Skid Row returned to their 80s roots with the new album “The Gang’s All Here”

Author Julia Suloinen - 14.11.2022

To begin with, I find it essential to mention that it`s the first Skid Row album in 16 years, which is totally mind blowing. And if we take a rapid look at even earlier times, we can easily witness, how, after the band had parted ways with Sebastian Bach, his voice’s figural ghost was haunting the band all this time, ’cause lets face the truth – the range and that raspy expressiveness of Bach’s vocals, enforced by his magnetic charisma made him absolutely irreplaceable for the band. I mean, all other voices that happened to be in Skid Row were fine, but it was still pretty much not the same, and the further it went, the less Skid Row sounded like the original 80’s ones…

And here lets go with a bit of a fairy tale: so, three years after Skid Row had released their latest album at that time, “Revolutions Per Minute”, in 2009 a warrior-spirited Swedish boy Erik Grönwall performed an acoustic version of Skid Row‘s iconic “18 and Life” on the “Idol 2009 Show”, and performed absolutely marvelously. And here’s the happy ending, right away: Skid Row`s new album “The Gang’s All Here” is where this boy debuts as their official vocalist. I am genuinely happy, and not only because Universe`s justice worked well for Erik Grönwall, who has also proved his vocal skills in his previous glam metal band H.E.A.T and numerous fantastic acoustic performances. But also because since Bach’s departure in 1996 Skid Row – for the first time ever! – got that close to their musical roots. Besides Eric the current Skid Row are “classic era” string gang Dave Sabo, Scotti Hill (both – guitars) and Rachel Bolan (bass) together with drummer Rob Hammersmith, who’s relatively a newbie as he’s been in the band “only” since 2010.

So, the opening song is massively groovy “Hell or High Water”, fully rebellious both – musically and lyrically, which is, let`s say, Skid Row in a nutshell, thus it makes a perfect introduction for the album, with a mind-blowing tornado-like swirling guitar solo. The album gains momentum rapidly with a title song “The Gang’s All Here” that starts with a fat bass and goes on with a faster tempo, catchy tune and a chorus that is super-easy to sing along, which is, surely, a plus for the live shows. Also, in this song we come across with our good old friend “tricky little Vicky”, whom we first heard of in Skid Row‘s song “Rattlesnake Shake” back in the `89, long time no see.

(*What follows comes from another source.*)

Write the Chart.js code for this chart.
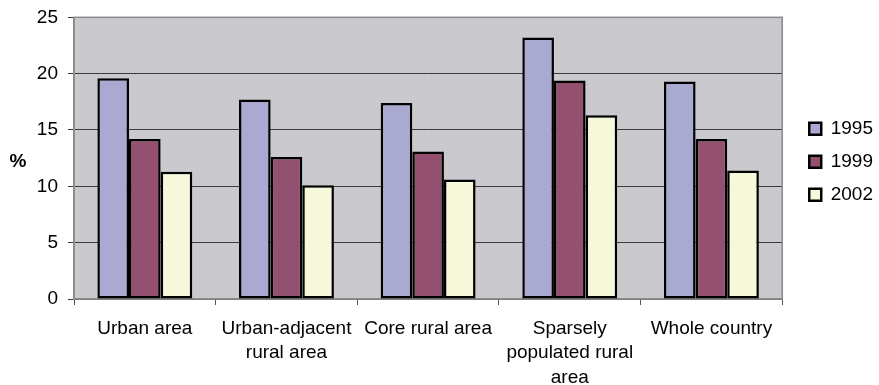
<!DOCTYPE html>
<html>
<head>
<meta charset="utf-8">
<script src="https://cdn.jsdelivr.net/npm/chart.js@4/dist/chart.umd.min.js"></script>
<style>
  html, body { margin: 0; padding: 0; background: #ffffff; }
  #wrap { width: 879px; height: 385px; position: relative; }
</style>
</head>
<body>
<div id="wrap"><canvas id="chart" width="879" height="385"></canvas></div>
<script>
// Regions compared, with multi-line labels
const categories = [
  'Urban area',
  ['Urban-adjacent', 'rural area'],
  'Core rural area',
  ['Sparsely', 'populated rural', 'area'],
  'Whole country'
];
const seriesNames = ['1995', '1999', '2002'];
const values1995 = [19.6, 17.7, 17.4, 23.2, 19.3];
const values1999 = [14.2, 12.6, 13.1, 19.4, 14.2];
const values2002 = [11.3, 10.1, 10.6, 16.3, 11.4];
const yTicks = [0, 5, 10, 15, 20, 25];

const FONT = '"Liberation Sans", Arial, sans-serif';
const colors = ['#a9a9d1', '#93506f', '#f7f7da'];

// Gray plot background plus frame, and the horizontal "%" axis caption
const plotFrame = {
  id: 'plotFrame',
  beforeDraw(chart) {
    const { ctx, chartArea: a } = chart;
    ctx.save();
    ctx.fillStyle = '#cac9cd';
    ctx.fillRect(a.left, a.top, a.right - a.left, a.bottom - a.top);
    ctx.restore();
  },
  beforeDatasetsDraw(chart) {
    const { ctx, chartArea: a } = chart;
    ctx.save();
    ctx.strokeStyle = '#8a8a8a';
    ctx.lineWidth = 1.5;
    ctx.strokeRect(a.left, a.top, a.right - a.left, a.bottom - a.top);
    ctx.restore();
  },
  afterDraw(chart) {
    const { ctx, chartArea: a } = chart;
    ctx.save();
    ctx.font = 'bold 19px ' + FONT;
    ctx.fillStyle = '#000';
    ctx.textAlign = 'center';
    ctx.textBaseline = 'middle';
    ctx.fillText('%', 18, (a.top + a.bottom) / 2 + 4);
    ctx.restore();
  }
};

// Place the legend a little away from the plot, level with its upper half
const legendPlace = {
  id: 'legendPlace',
  afterLayout(chart) {
    const lg = chart.legend;
    if (!lg) return;
    const a = chart.chartArea;
    const h = lg.bottom - lg.top;
    lg.left += 13;
    lg.right += 13;
    lg.top = a.top + 88;
    lg.bottom = lg.top + h;
  }
};

const makeSet = (label, data, color) => ({
  label, data,
  backgroundColor: color,
  borderColor: '#000000',
  borderWidth: 2.5,
  borderSkipped: false,
  categoryPercentage: 0.67,
  barPercentage: 1.0
});

new Chart(document.getElementById('chart'), {
  type: 'bar',
  data: {
    labels: categories,
    datasets: [
      makeSet(seriesNames[0], values1995, colors[0]),
      makeSet(seriesNames[1], values1999, colors[1]),
      makeSet(seriesNames[2], values2002, colors[2])
    ]
  },
  options: {
    responsive: false,
    animation: false,
    devicePixelRatio: 1,
    layout: { padding: { top: 0, right: 9, bottom: 0, left: 0 } },
    plugins: {
      tooltip: { enabled: false },
      legend: {
        position: 'right',
        align: 'start',
        labels: {
          boxWidth: 12,
          boxHeight: 12,
          padding: 14,
          color: '#000',
          font: { family: FONT, size: 19 }
        }
      }
    },
    scales: {
      x: {
        grid: { offset: true, drawOnChartArea: false, tickLength: 6, color: '#555', lineWidth: 1 },
        border: { color: '#8a8a8a', width: 1.5 },
        ticks: {
          color: '#000',
          autoSkip: false,
          maxRotation: 0,
          minRotation: 0,
          padding: 11,
          font: { family: FONT, size: 19, lineHeight: 1.3 }
        },
        afterFit(scale) { scale.height = 86; }
      },
      y: {
        min: 0,
        max: 25,
        afterBuildTicks(scale) { scale.ticks = yTicks.map(v => ({ value: v })); },
        grid: { color: '#3a3a3a', lineWidth: 1, tickLength: 6 },
        border: { color: '#8a8a8a', width: 1.5 },
        ticks: {
          color: '#000',
          padding: 10,
          font: { family: FONT, size: 19, lineHeight: 0.77 }
        },
        afterFit(scale) { scale.width = 74; }
      }
    }
  },
  plugins: [plotFrame, legendPlace]
});
</script>
</body>
</html>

We go on speeding up with an agressive statement-song “Not Dead Yet”. Gotta say that “Slave to the Grind” vides are felt effortlessly here, and that`s so awesome. The “undead” topic is symbolic for the album, and will be repeated further. In “Time Bomb” guys played with the clock theme pretty vividly, turning this song into the grooviest one on the album. Then comes another “undead” song – “Resurrected”, very optimistic and motivating. Guys sing the line “we’re resurrected” so cheerfully altogether, and you can’t help recalling their famous collective “we are the youth gone wild” line and smiling, because, you know, it truly feels like the gang’s really all here now, after several decades.

“Nowhere Fast” has a riddling intro, which makes it seem like the song is about to accelerate any second, and you don`t really know how fast it will go, but soon you get hooked by the volatile dynamic and gloomiest atmosphere. In the next song, “When The Lights Come On”, the rhythm section, together with the Eric’s playful laughter, set up a tune for the rollicking party and an amusing story. And “Tear It Down” got me confused, because it, at first, harshly resembled with Hinder‘s “Up All Night”, and I couldn’t get rid of this thought for a while.

The ballad I was dying to hear was found closer to the end of the album and, what can I say: “October Song” is taking the most rightful place among Skid Row‘s most killer ballads like “In a Darkened Room” and “Wasted Time”. It’s captivating waltzing three quarters together with the thoughtful sadness of the lyrics will drive you to an outspoken doom, and there guitar solos with a twist of something classical will suppress you completely. And, moreover – you will like it. This is pure catharic awesomeness.

The closing, 10th, song of a 41 minute long album is “World on Fire”, and, you know, covering up the danger of not having a new tomorrow for a nowadays humanity is something that I want to thank Skid Row for, because this is a massive wake up call that people have to hear, before it is too late. So it is a glorious fullstop for the album.

While, I hope that “The Gang`s All Here” in general is only a coma, and Skid Row will, from now on, keep on delighting us with their awesome new material straight outta 80’s.